When I was maybe eleven or twelve, my older brother played Senior League baseball. He loved sports and was very competitive. I was not a sports kid at all, and did not really like competition. In fact when my siblings got together to play a card game or a board game, I would always opt out, and they would sing to me: Every party has a pooper that's why we invited you, party pooper. Yup, that was their anthem for me. Ms Party Pooper. Maybe I've already told you all of this before, I can't remember. But this is about a story about a different memory, so I'll get back to it.

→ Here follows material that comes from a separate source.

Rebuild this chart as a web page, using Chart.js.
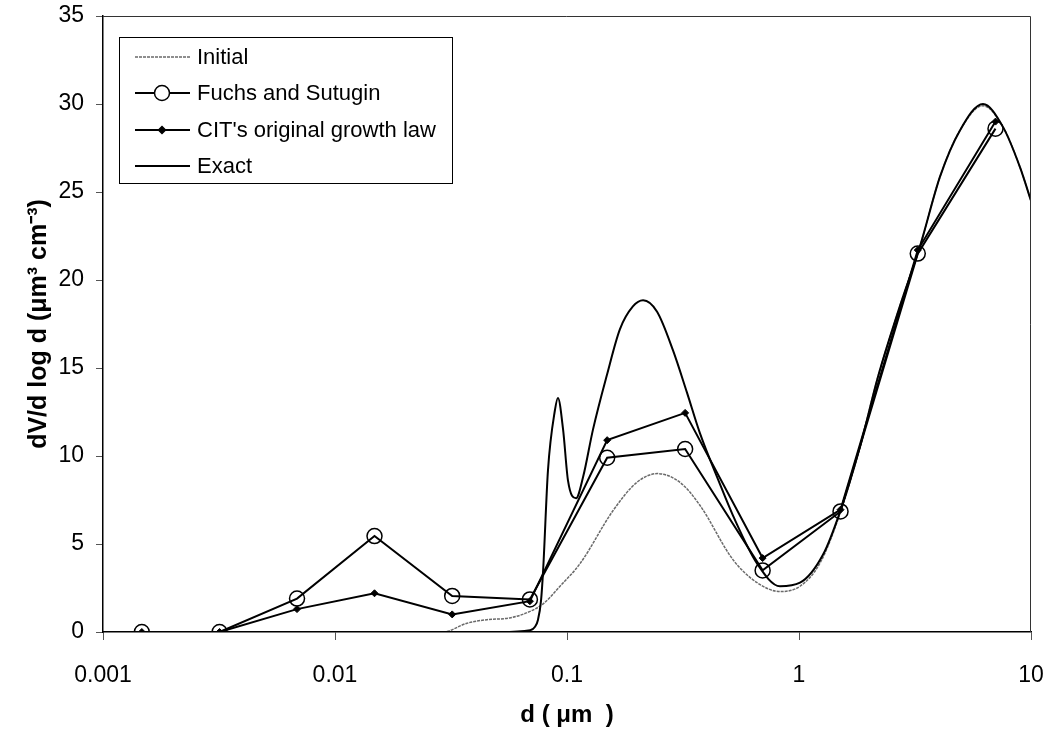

My older brother played baseball on long summer days in New Jersey. The whole family would go out to the field to watch him. He was a good ballplayer. We did a lot of things together as a family. We went bowling, or to Asbury Park, or out to dinner at Snuffy's. It was that era in the suburbs when we knew all of our neighbors, and we felt safe to be on the streets day or night. We played lots of different games, some that we made up, like treasure hunts or Baby Face Nelson and the gun moll (that would be me, of course). We put on plays, and played many games of pretend. I liked those the best.
Yet, as all siblings do, we each revolved in our own orbits. I wrote secret poems, and love songs to The Beatles. My twin brother had a paper route and wanted to be a drummer. My sweet little sister followed me around, hoping to catch up to be my age. My older brother played sports and went out on dates with girls. We lived under the same roof, four suburban kids in 1964.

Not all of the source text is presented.